Written problem :: Leave out the pictures, then reproduce the rest of the material exactly.

Recorded information ::
* * *

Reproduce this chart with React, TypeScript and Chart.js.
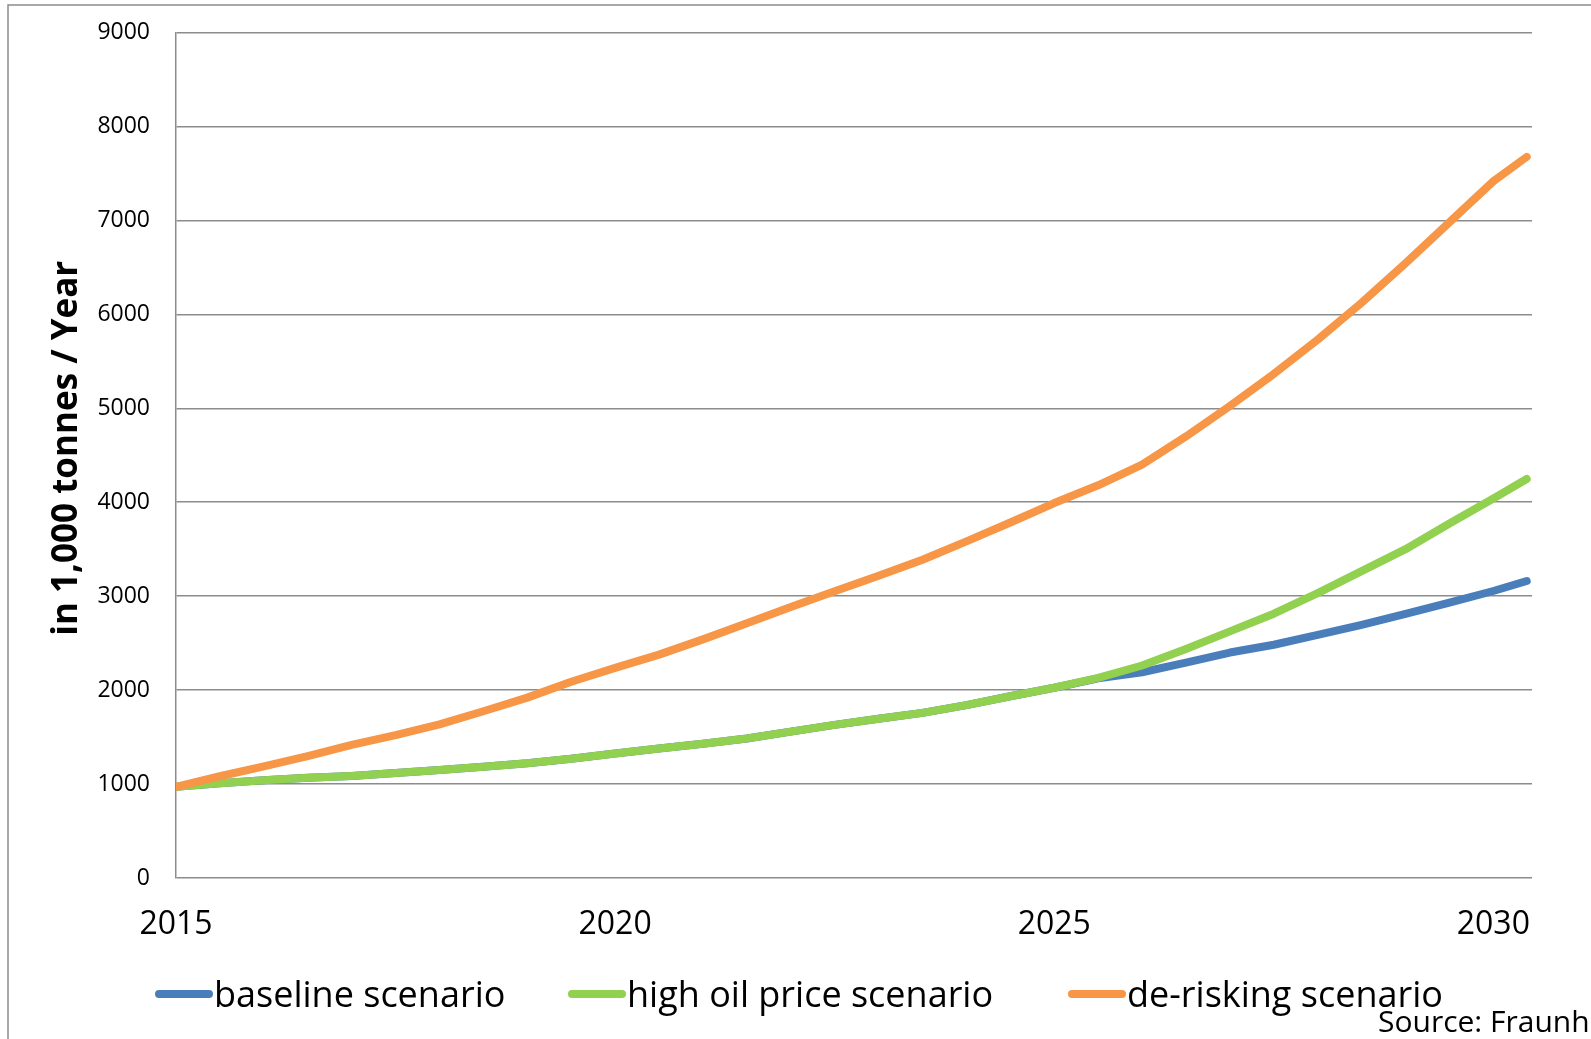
import React, { useEffect, useRef } from "react";
import { Chart, registerables } from "chart.js";

Chart.register(...registerables);

// Time axis (years, half-year steps, last point mid-2030)
const years = [
  2015, 2015.5, 2016, 2016.5, 2017, 2017.5, 2018, 2018.5, 2019, 2019.5,
  2020, 2020.5, 2021, 2021.5, 2022, 2022.5, 2023, 2023.5, 2024, 2024.5,
  2025, 2025.5, 2026, 2026.5, 2027, 2027.5, 2028, 2028.5, 2029, 2029.5,
  2030, 2030.38,
];

// Production in 1,000 tonnes per year
const baseline = [
  970, 1008, 1040, 1066, 1087, 1117, 1150, 1185, 1222, 1270,
  1325, 1379, 1430, 1485, 1558, 1630, 1695, 1758, 1840, 1935,
  2025, 2125, 2190, 2293, 2400, 2483, 2587, 2694, 2811, 2932,
  3055, 3161,
];
const highOilPrice = [
  970, 1008, 1040, 1066, 1087, 1117, 1150, 1185, 1222, 1270,
  1325, 1379, 1430, 1485, 1558, 1630, 1695, 1758, 1840, 1935,
  2025, 2130, 2262, 2438, 2625, 2813, 3033, 3267, 3500, 3773,
  4040, 4247,
];
const deRisking = [
  970, 1083, 1188, 1298, 1418, 1521, 1636, 1775, 1920, 2089,
  2236, 2378, 2540, 2712, 2884, 3052, 3217, 3388, 3583, 3784,
  3991, 4180, 4400, 4700, 5025, 5366, 5731, 6123, 6543, 6980,
  7417, 7676,
];

const seriesNames = ["baseline scenario", "high oil price scenario", "de-risking scenario"];
const seriesColors = ["#4A7EBB", "#92D050", "#F79646"];

const xTickYears = [2015, 2020, 2025, 2030];
const yTickValues = [0, 1000, 2000, 3000, 4000, 5000, 6000, 7000, 8000, 9000];
const yAxisTitle = "in 1,000 tonnes / Year";
const sourceNote = "Source: Fraunhofer";

const FONT = "'Open Sans', 'DejaVu Sans', sans-serif";
const GRID = "#8c8c8c";
const LEGEND_X = [155, 568, 1068];

// Outer frame behind the chart
const framePlugin = {
  id: "outerFrame",
  beforeDraw(chart: any) {
    const ctx = chart.ctx;
    ctx.save();
    ctx.strokeStyle = GRID;
    ctx.lineWidth = 1.5;
    ctx.beginPath();
    ctx.moveTo(8, chart.height + 5);
    ctx.lineTo(8, 5);
    ctx.lineTo(chart.width + 5, 5);
    ctx.stroke();
    ctx.restore();
  },
};

// Rotated value-axis title, centred on the plot's vertical extent
const axisTitlePlugin = {
  id: "valueAxisTitle",
  afterDraw(chart: any) {
    const ctx = chart.ctx;
    const area = chart.chartArea;
    ctx.save();
    ctx.translate(67, (area.top + area.bottom) / 2 - 7);
    ctx.rotate(-Math.PI / 2);
    ctx.font = `bold 35px ${FONT}`;
    ctx.fillStyle = "#000";
    ctx.textAlign = "center";
    ctx.textBaseline = "middle";
    ctx.fillText(yAxisTitle, 0, 0);
    ctx.restore();
  },
};

// Single-row legend with thick rounded line markers, plus source note
const legendPlugin = {
  id: "scenarioLegend",
  afterDraw(chart: any) {
    const ctx = chart.ctx;
    ctx.save();
    ctx.font = `36px ${FONT}`;
    ctx.textBaseline = "alphabetic";
    const lineLen = 50;
    const lineW = 8;
    const textGap = 1;
    const lineY = 994;
    const baseY = 1007;
    chart.data.datasets.forEach((ds: any, i: number) => {
      const x = LEGEND_X[i];
      ctx.strokeStyle = ds.borderColor;
      ctx.lineWidth = lineW;
      ctx.lineCap = "round";
      ctx.beginPath();
      ctx.moveTo(x + lineW / 2, lineY);
      ctx.lineTo(x + lineW / 2 + lineLen, lineY);
      ctx.stroke();
      ctx.fillStyle = "#000";
      ctx.fillText(ds.label, x + lineLen + lineW + textGap, baseY);
    });
    ctx.font = `30px ${FONT}`;
    ctx.fillText(sourceNote, 1378, 1032);
    ctx.restore();
  },
};

export default function App() {
  const canvasRef = useRef<HTMLCanvasElement>(null);

  useEffect(() => {
    const canvas = canvasRef.current;
    if (!canvas) return;
    const seriesData = [baseline, highOilPrice, deRisking];
    const chart = new Chart(canvas, {
      type: "line",
      data: {
        datasets: seriesData.map((vals, i) => ({
          label: seriesNames[i],
          data: years.map((yr, j) => ({ x: yr, y: vals[j] })),
          borderColor: seriesColors[i],
          backgroundColor: seriesColors[i],
          borderWidth: 8,
          borderCapStyle: "round",
          borderJoinStyle: "round",
          pointRadius: 0,
          tension: 0,
          fill: false,
          order: 3 - i,
        })),
      },
      options: {
        responsive: false,
        animation: false,
        events: [],
        layout: { autoPadding: false, padding: { left: 0, right: 59, top: 32.5, bottom: 0 } },
        plugins: {
          legend: { display: false },
          tooltip: { enabled: false },
        },
        scales: {
          x: {
            type: "linear",
            min: 2015,
            max: 2030.44,
            afterBuildTicks: (scale: any) => {
              scale.ticks = xTickYears.map((v) => ({ value: v }));
            },
            afterFit: (scale: any) => {
              scale.height = 161;
              scale.paddingLeft = 0;
              scale.paddingRight = 0;
            },
            grid: { display: false, drawTicks: false },
            border: { display: false },
            ticks: {
              color: "#000",
              font: { family: FONT, size: 32 },
              padding: 28,
              maxRotation: 0,
              autoSkip: false,
              callback: (v: any) => String(v),
            },
          },
          y: {
            type: "linear",
            min: 0,
            max: 9000,
            afterBuildTicks: (scale: any) => {
              scale.ticks = yTickValues.map((v) => ({ value: v }));
            },
            afterFit: (scale: any) => {
              scale.width = 176;
              scale.paddingTop = 0;
              scale.paddingBottom = 0;
            },
            grid: { color: GRID, lineWidth: 1.5, drawTicks: false },
            border: { display: true, color: GRID, width: 1.5 },
            ticks: {
              color: "#000",
              font: { family: FONT, size: 23 },
              padding: 26,
              callback: (v: any) => String(v),
            },
          },
        },
      },
      plugins: [framePlugin, axisTitlePlugin, legendPlugin],
    } as any);
    return () => chart.destroy();
  }, []);

  return (
    <canvas
      ref={canvasRef}
      width={1591}
      height={1039}
      style={{ position: "fixed", left: 0, top: 0, width: 1591, height: 1039, display: "block" }}
    />
  );
}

* * *

Solution to the exercise ::
Reproduce this chart with React, TypeScript and Chart.js.
import React, { useEffect, useRef } from "react";
import { Chart, registerables } from "chart.js";

Chart.register(...registerables);

// Time axis (years, half-year steps, last point mid-2030)
const years = [
  2015, 2015.5, 2016, 2016.5, 2017, 2017.5, 2018, 2018.5, 2019, 2019.5,
  2020, 2020.5, 2021, 2021.5, 2022, 2022.5, 2023, 2023.5, 2024, 2024.5,
  2025, 2025.5, 2026, 2026.5, 2027, 2027.5, 2028, 2028.5, 2029, 2029.5,
  2030, 2030.38,
];

// Production in 1,000 tonnes per year
const baseline = [
  970, 1008, 1040, 1066, 1087, 1117, 1150, 1185, 1222, 1270,
  1325, 1379, 1430, 1485, 1558, 1630, 1695, 1758, 1840, 1935,
  2025, 2125, 2190, 2293, 2400, 2483, 2587, 2694, 2811, 2932,
  3055, 3161,
];
const highOilPrice = [
  970, 1008, 1040, 1066, 1087, 1117, 1150, 1185, 1222, 1270,
  1325, 1379, 1430, 1485, 1558, 1630, 1695, 1758, 1840, 1935,
  2025, 2130, 2262, 2438, 2625, 2813, 3033, 3267, 3500, 3773,
  4040, 4247,
];
const deRisking = [
  970, 1083, 1188, 1298, 1418, 1521, 1636, 1775, 1920, 2089,
  2236, 2378, 2540, 2712, 2884, 3052, 3217, 3388, 3583, 3784,
  3991, 4180, 4400, 4700, 5025, 5366, 5731, 6123, 6543, 6980,
  7417, 7676,
];

const seriesNames = ["baseline scenario", "high oil price scenario", "de-risking scenario"];
const seriesColors = ["#4A7EBB", "#92D050", "#F79646"];

const xTickYears = [2015, 2020, 2025, 2030];
const yTickValues = [0, 1000, 2000, 3000, 4000, 5000, 6000, 7000, 8000, 9000];
const yAxisTitle = "in 1,000 tonnes / Year";
const sourceNote = "Source: Fraunhofer";

const FONT = "'Open Sans', 'DejaVu Sans', sans-serif";
const GRID = "#8c8c8c";
const LEGEND_X = [155, 568, 1068];

// Outer frame behind the chart
const framePlugin = {
  id: "outerFrame",
  beforeDraw(chart: any) {
    const ctx = chart.ctx;
    ctx.save();
    ctx.strokeStyle = GRID;
    ctx.lineWidth = 1.5;
    ctx.beginPath();
    ctx.moveTo(8, chart.height + 5);
    ctx.lineTo(8, 5);
    ctx.lineTo(chart.width + 5, 5);
    ctx.stroke();
    ctx.restore();
  },
};

// Rotated value-axis title, centred on the plot's vertical extent
const axisTitlePlugin = {
  id: "valueAxisTitle",
  afterDraw(chart: any) {
    const ctx = chart.ctx;
    const area = chart.chartArea;
    ctx.save();
    ctx.translate(67, (area.top + area.bottom) / 2 - 7);
    ctx.rotate(-Math.PI / 2);
    ctx.font = `bold 35px ${FONT}`;
    ctx.fillStyle = "#000";
    ctx.textAlign = "center";
    ctx.textBaseline = "middle";
    ctx.fillText(yAxisTitle, 0, 0);
    ctx.restore();
  },
};

// Single-row legend with thick rounded line markers, plus source note
const legendPlugin = {
  id: "scenarioLegend",
  afterDraw(chart: any) {
    const ctx = chart.ctx;
    ctx.save();
    ctx.font = `36px ${FONT}`;
    ctx.textBaseline = "alphabetic";
    const lineLen = 50;
    const lineW = 8;
    const textGap = 1;
    const lineY = 994;
    const baseY = 1007;
    chart.data.datasets.forEach((ds: any, i: number) => {
      const x = LEGEND_X[i];
      ctx.strokeStyle = ds.borderColor;
      ctx.lineWidth = lineW;
      ctx.lineCap = "round";
      ctx.beginPath();
      ctx.moveTo(x + lineW / 2, lineY);
      ctx.lineTo(x + lineW / 2 + lineLen, lineY);
      ctx.stroke();
      ctx.fillStyle = "#000";
      ctx.fillText(ds.label, x + lineLen + lineW + textGap, baseY);
    });
    ctx.font = `30px ${FONT}`;
    ctx.fillText(sourceNote, 1378, 1032);
    ctx.restore();
  },
};

export default function App() {
  const canvasRef = useRef<HTMLCanvasElement>(null);

  useEffect(() => {
    const canvas = canvasRef.current;
    if (!canvas) return;
    const seriesData = [baseline, highOilPrice, deRisking];
    const chart = new Chart(canvas, {
      type: "line",
      data: {
        datasets: seriesData.map((vals, i) => ({
          label: seriesNames[i],
          data: years.map((yr, j) => ({ x: yr, y: vals[j] })),
          borderColor: seriesColors[i],
          backgroundColor: seriesColors[i],
          borderWidth: 8,
          borderCapStyle: "round",
          borderJoinStyle: "round",
          pointRadius: 0,
          tension: 0,
          fill: false,
          order: 3 - i,
        })),
      },
      options: {
        responsive: false,
        animation: false,
        events: [],
        layout: { autoPadding: false, padding: { left: 0, right: 59, top: 32.5, bottom: 0 } },
        plugins: {
          legend: { display: false },
          tooltip: { enabled: false },
        },
        scales: {
          x: {
            type: "linear",
            min: 2015,
            max: 2030.44,
            afterBuildTicks: (scale: any) => {
              scale.ticks = xTickYears.map((v) => ({ value: v }));
            },
            afterFit: (scale: any) => {
              scale.height = 161;
              scale.paddingLeft = 0;
              scale.paddingRight = 0;
            },
            grid: { display: false, drawTicks: false },
            border: { display: false },
            ticks: {
              color: "#000",
              font: { family: FONT, size: 32 },
              padding: 28,
              maxRotation: 0,
              autoSkip: false,
              callback: (v: any) => String(v),
            },
          },
          y: {
            type: "linear",
            min: 0,
            max: 9000,
            afterBuildTicks: (scale: any) => {
              scale.ticks = yTickValues.map((v) => ({ value: v }));
            },
            afterFit: (scale: any) => {
              scale.width = 176;
              scale.paddingTop = 0;
              scale.paddingBottom = 0;
            },
            grid: { color: GRID, lineWidth: 1.5, drawTicks: false },
            border: { display: true, color: GRID, width: 1.5 },
            ticks: {
              color: "#000",
              font: { family: FONT, size: 23 },
              padding: 26,
              callback: (v: any) => String(v),
            },
          },
        },
      },
      plugins: [framePlugin, axisTitlePlugin, legendPlugin],
    } as any);
    return () => chart.destroy();
  }, []);

  return (
    <canvas
      ref={canvasRef}
      width={1591}
      height={1039}
      style={{ position: "fixed", left: 0, top: 0, width: 1591, height: 1039, display: "block" }}
    />
  );
}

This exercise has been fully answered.